Interessant sind die Begründungen, die der Bankmanager für seine Thesen heranzieht. Er spricht von Herausforderungen an Unternehmen "im Zuge der zunehmend schneller werdenden Veränderungsprozesse, denen unsere Umwelt ausgesetzt ist und die in immer kürzeren Zeitabständen auftauchen."

Solche Erkenntnisse, einschließlich jener über die "Menschen, die Mit-Wirkende, nicht länger Untergebene sind", fanden erst in den späten Neunzigerjahren Eingang in die Debatten um die neuen Zwänge der Globalisierung. Die Bereitschaft, ständig dazuzulernen, die Fähigkeit, mit Optimismus und Humor eine Atmosphäre zu schaffen, die der Kreativität der Mitarbeiter förderlich ist - so fasste Alfred Herrhausen schon damals die Anforderungen ans Spitzenmanagement zusammen, Weisheiten, die heute wohlfeil sind und geradezu inflationäre Verbreitung in Firmenbroschüren und Beraterhandbüchern gefunden haben.
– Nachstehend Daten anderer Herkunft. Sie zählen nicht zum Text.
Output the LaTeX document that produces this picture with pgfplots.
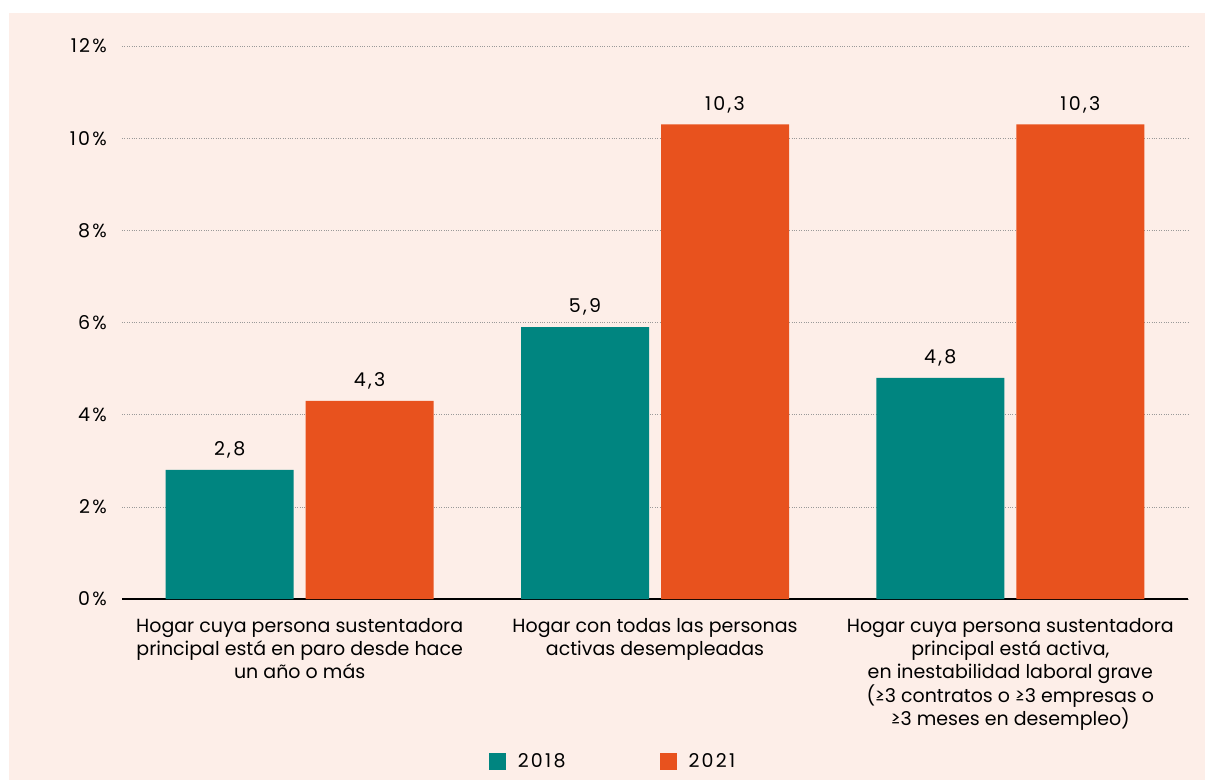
\documentclass[border=0pt]{standalone}
\usepackage{pgfplots}
\pgfplotsset{compat=1.18}
\usepackage{fontspec}
\setmainfont{Poppins}
\newfontfamily\numfont[LetterSpace=12]{Poppins}
\definecolor{fondo}{RGB}{253,238,232}
\definecolor{verde}{RGB}{0,133,128}
\definecolor{naranja}{RGB}{232,82,30}

\begin{document}
\begin{tikzpicture}[x=1pt,y=1pt]
\fill[white] (0,0) rectangle (1205,-780);
\fill[fondo] (9,-13) rectangle (1205,-780);
\begin{axis}[
  at={(122pt,-599pt)}, anchor=south west,
  scale only axis, width=1066pt, height=553pt,
  xmin=-0.5, xmax=2.5, ymin=0, ymax=12,
  ybar=12pt, bar width=128pt,
  axis x line*=bottom, axis y line*=left,
  y axis line style={draw=none},
  x axis line style={black, line width=1.5pt, -},
  major tick length=0pt,
  ytick={0,2,...,12},
  yticklabel={\pgfmathprintnumber{\tick}\%},
  /pgf/number format/assume math mode=true,
  ymajorgrids, grid style={black!40, dotted, line width=0.6pt},
  tick label style={inner sep=0pt},
  yticklabel style={xshift=-15pt, font=\numfont\fontsize{19}{23}\selectfont},
  xtick={0,1,2},
  xticklabels={{Hogar cuya persona sustentadora\\principal está en paro desde hace\\un año o más},
    {Hogar con todas las personas\\activas desempleadas},
    {Hogar cuya persona sustentadora\\principal está activa,\\en inestabilidad laboral grave\\(≥3 contratos o ≥3 empresas o\\≥3 meses en desempleo)}},
  xticklabel style={align=center, anchor=north, yshift=-19pt, font=\fontsize{19}{23.3}\selectfont},
  nodes near coords,
  nodes near coords style={font=\numfont\fontsize{19}{23}\selectfont, yshift=8pt,
    /pgf/number format/.cd, use comma, fixed, fixed zerofill, precision=1},
  clip=false,
  legend columns=2,
  legend style={at={(0.4606,-0.293)}, anchor=center, draw=none, fill=none,
    font=\numfont\fontsize{19}{23}\selectfont,
    /tikz/every even column/.append style={column sep=92pt}},
  legend image code/.code={\fill[#1] (0pt,-8.5pt) rectangle (17pt,8.5pt); \path (27pt,0pt);},
]
\addplot[fill=verde, draw=none] coordinates {(0,2.8) (1,5.9) (2,4.8)};
\addplot[fill=naranja, draw=none] coordinates {(0,4.3) (1,10.3) (2,10.3)};
\legend{2018,2021}
\end{axis}
\end{tikzpicture}
\end{document}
Ach ja: "Manager, die über alle diese Fähigkeiten verfügen, müssen Supermenschen sein", meint Herrhausen zum Schluss. Und daher habe er eine Art idealtypische Vorstellung aufgezeichnet. "Aber sie ist notwendig, damit man weiß, wonach man streben sollte." Viele wissen ja nicht einmal das.